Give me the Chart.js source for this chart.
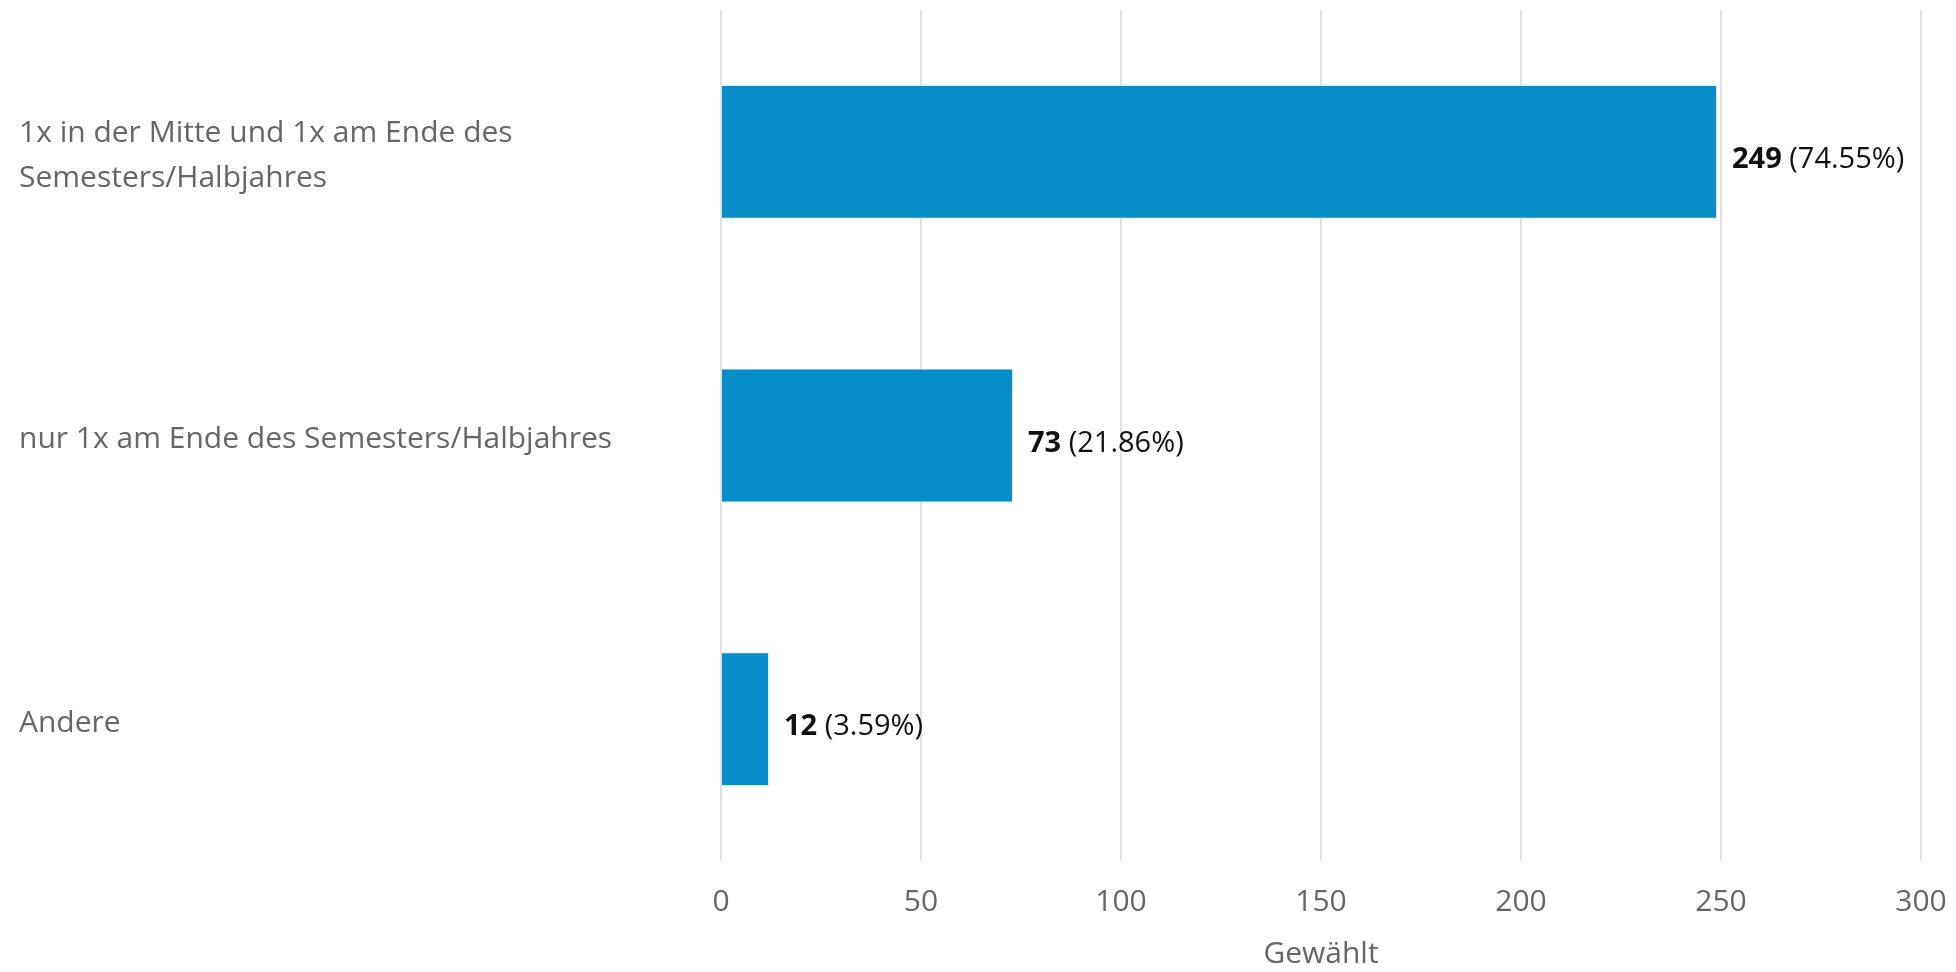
<!DOCTYPE html>
<html>
<head>
<meta charset="utf-8">
<script src="https://cdn.jsdelivr.net/npm/chart.js@4.4.0/dist/chart.umd.min.js"></script>
<style>
  html, body { margin: 0; padding: 0; background: #fff; }
  #wrap { width: 1956px; height: 972px; position: relative; }
</style>
</head>
<body>
<div id="wrap"><canvas id="myChart"></canvas></div>
<script>
// categories and values
var categories = [
    ['1x in der Mitte und 1x am Ende des', 'Semesters/Halbjahres'],
    'nur 1x am Ende des Semesters/Halbjahres',
    'Andere'
];
var counts = [249, 73, 12];
var percents = ['74.55%', '21.86%', '3.59%'];
var xTicks = [0, 50, 100, 150, 200, 250, 300];

var FONT = "'Open Sans', 'Noto Sans', sans-serif";

// writes "249 (74.55%)" next to each bar
var valueLabels = {
    id: 'valueLabels',
    afterDatasetsDraw: function (chart) {
        var c = chart.ctx;
        var meta = chart.getDatasetMeta(0);
        c.save();
        c.textBaseline = 'middle';
        c.fillStyle = '#111';
        meta.data.forEach(function (bar, i) {
            var x = bar.x + 15;
            var y = bar.y + 8;
            c.font = 'bold 29px ' + FONT;
            var num = String(counts[i]);
            c.fillText(num, x, y);
            x += c.measureText(num).width;
            c.font = '29px ' + FONT;
            c.fillText(' (' + percents[i] + ')', x, y);
        });
        c.restore();
    }
};

function noPad(axis) {
    axis.paddingLeft = 0;
    axis.paddingRight = 0;
    axis.paddingTop = 0;
    axis.paddingBottom = 0;
}

var ctx = document.getElementById('myChart').getContext('2d');
var chart = new Chart(ctx, {
    type: 'bar',
    data: {
        labels: categories,
        datasets: [{
            data: counts,
            backgroundColor: '#068cc7',
            borderColor: '#d6eef8',
            borderWidth: 1,
            categoryPercentage: 1,
            barPercentage: 0.472
        }]
    },
    plugins: [valueLabels],
    options: {
        indexAxis: 'y',
        responsive: true,
        maintainAspectRatio: false,
        animation: false,
        layout: { padding: { left: 19, top: 10, right: 35, bottom: 0 } },
        plugins: {
            legend: { display: false },
            tooltip: { enabled: false }
        },
        scales: {
            x: {
                min: 0,
                max: 300,
                afterBuildTicks: function (axis) {
                    axis.ticks = xTicks.map(function (v) { return { value: v }; });
                },
                afterFit: function (axis) { noPad(axis); axis.height = 111; },
                border: { display: false },
                grid: { color: '#e2e2e2', lineWidth: 2, drawTicks: false },
                ticks: {
                    padding: 23,
                    color: '#666',
                    font: { family: FONT, size: 30 }
                },
                title: {
                    display: true,
                    text: 'Gewählt',
                    color: '#666',
                    padding: { top: 0, bottom: 0 },
                    font: { family: FONT, size: 30 }
                }
            },
            y: {
                border: { display: false },
                grid: { display: false },
                afterFit: function (axis) { noPad(axis); axis.width = 702; },
                ticks: {
                    crossAlign: 'far',
                    labelOffset: 4,
                    color: '#666',
                    font: { family: FONT, size: 30, lineHeight: 1.5 }
                }
            }
        }
    }
});
</script>
</body>
</html>
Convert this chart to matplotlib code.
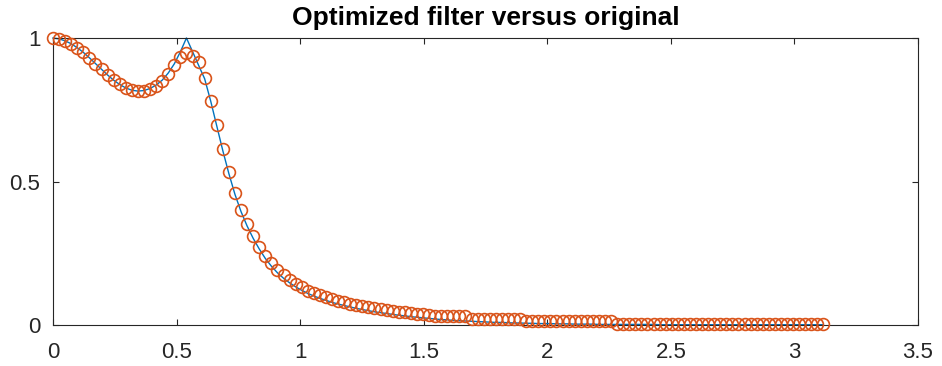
================================
Copy each line of the records that contains the word "this".

Give me the Chart.js source for this chart.
Convert this chart to matplotlib code.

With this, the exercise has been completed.